UH, UH System Report $125 Million in Annual Fundraising Effort

System Tops $105 million for the Fourth Consecutive Year

The University of Houston System (UHS) raised nearly $125 million in fiscal year 2015, marking the fourth consecutive year the System has surpassed $105 million in private support.

Year-end philanthropic commitments to the System’s flagship University of Houston totaled $120 million, elevating the University’s alumni annual giving participation to the level of the top 50 of all public universities.  Alumni donor participation was at 12.8 percent. 

Philanthropy from businesses, foundations, alumni and friends supports a wide range of initiatives, including student scholarships, faculty recruitment and retention, investment in research and classroom technology, and athletics.

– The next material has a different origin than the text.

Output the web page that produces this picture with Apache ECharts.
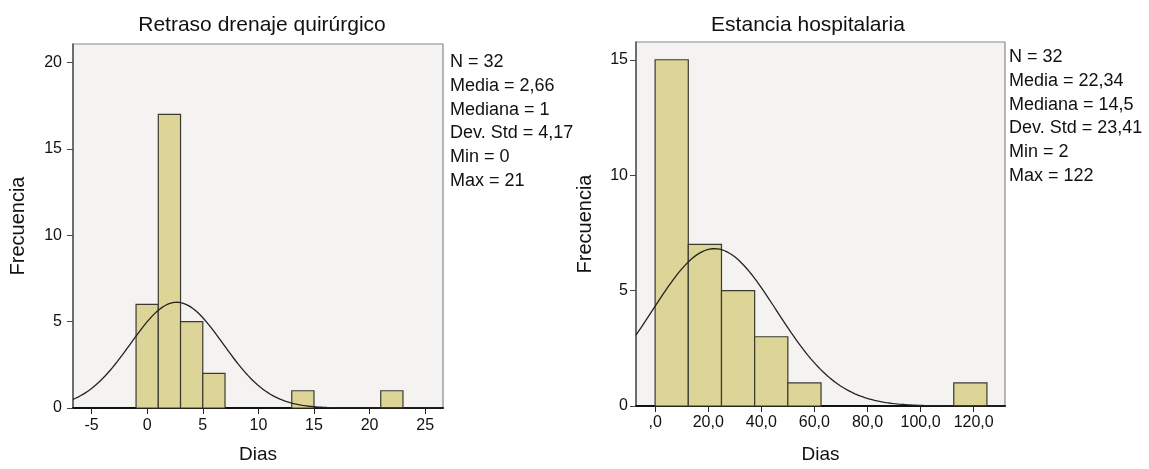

“Gifts to the University of Houston this past year came from more than 64,000 donors, who want to make a difference in the lives of our students and the city of Houston by investing in its public university,” said Eloise D. Stuhr, vice chancellor/vice president for University Advancement. “Our donors are making UH a driver in Texas and beyond. I thank them and celebrate them!”

Stuhr cited several gifts and student success initiatives that advanced fundraising efforts:

     • Steinway Initiative: In a challenge from a lead donor who wishes to remain anonymous, UH raised more than $2 million in gifts and pledges to make Moores School of Music the only all-Steinway school in Houston and one of the largest all-Steinway institutions in the world. The effort has created an ultra-high quality learning and listening experience for music students and university concert audiences.

     • Cougar Experience Scholarship: Lead donors Chris and Lynn Helms have funded 12 scholarships for the first two years of this initiative, which awards $4,000 to incoming freshmen who want to live on campus and become active in campus life. UH this fall welcomed its first cohort of 24 Cougar Experience scholarship recipients to campus.

     • Student Success Planning Grant from the Houston Endowment: The grant supports the creation of “Guided Pathways to Success,” a regional plan that will impact higher education opportunities throughout the Houston region. UH System campuses and community colleges are convening throughout 2015-16 to develop a solution to degree completion support for the region.

     • Multidisciplinary Research and Engineering Building (MREB):  Gifts of note for the $51 million facility, which will open in 2016, include support from the Mehta family to establish the Mehta Family Engineering Research Center on the ground floor. The four Mehta siblings all attended the University of Houston.

     UH System Regent Durga Agrawal (M.S.I.E. ’69, Ph.D. ’74) and his wife, Sushila, made a commitment of $2.5 million to name the second floor of the MREB. Regent Agrawal earned his Ph.D. in Industrial Engineering from UH.

     • Texas Research Incentive Program (TRIP): As an “emerging research university” designated by the Texas Higher Education Coordinating Board, UH is eligible for certain matching funds from TRIP. For 2014-15, UH received more than $9 million in gifts that will generate almost $8 million in TRIP matching funds.

     • Hobby School for Public Affairs: As a previous Chancellor of the University of Houston System and the longest serving Lieutenant Governor in Texas history, Bill Hobby’s dedication to the university and the city of Houston is unwavering. His recent lead gift toward the creation of the Hobby School of Public Affairs at UH demonstrates his determination that Texas sustain its commitment to excellence in higher education and his dedication to the betterment of the region. In support of his passion for public policy, Hobby has rallied prominent figures throughout Texas to join in his commitment to the Hobby School of Public Affairs. In addition to Hobby, supporters include Luci Baines Johnson, the Herb & Joan Kelleher Charitable Foundation and Dr. Melissa Kean.         

These gifts helped to create a strong foundation for the new school, which will develop and disseminate policy research to elevate civic discourse and produce more effective outcomes for cities in Texas and across the country.

“This unprecedented level of fundraising success clearly demonstrates that our alumni continue to encourage us, our supporters continue to give us hope, and our community continues to believe in us,” said UH System Chancellor and UH President Renu Khator. “Because of such faith and financial commitment, we have been able to launch new programs, accept new students and construct new buildings, maintaining UH’s steady progress toward overall excellence.” 

State funding, allocated through the legislative process, accounts for about 25 percent of the University of Houston’s budget. Charitable gifts are an important source of funding necessary to create an educational environment that ensures student success at UH and other UH System universities, all of which are nonprofits. Year-end fundraising totals at the four component universities are:

      • University of Houston: $119.97 million.

     • University of Houston-Downtown: $2.52 million.

     • University of Houston-Clear Lake: $1.11 million.

     • University of Houston-Victoria: $853,282.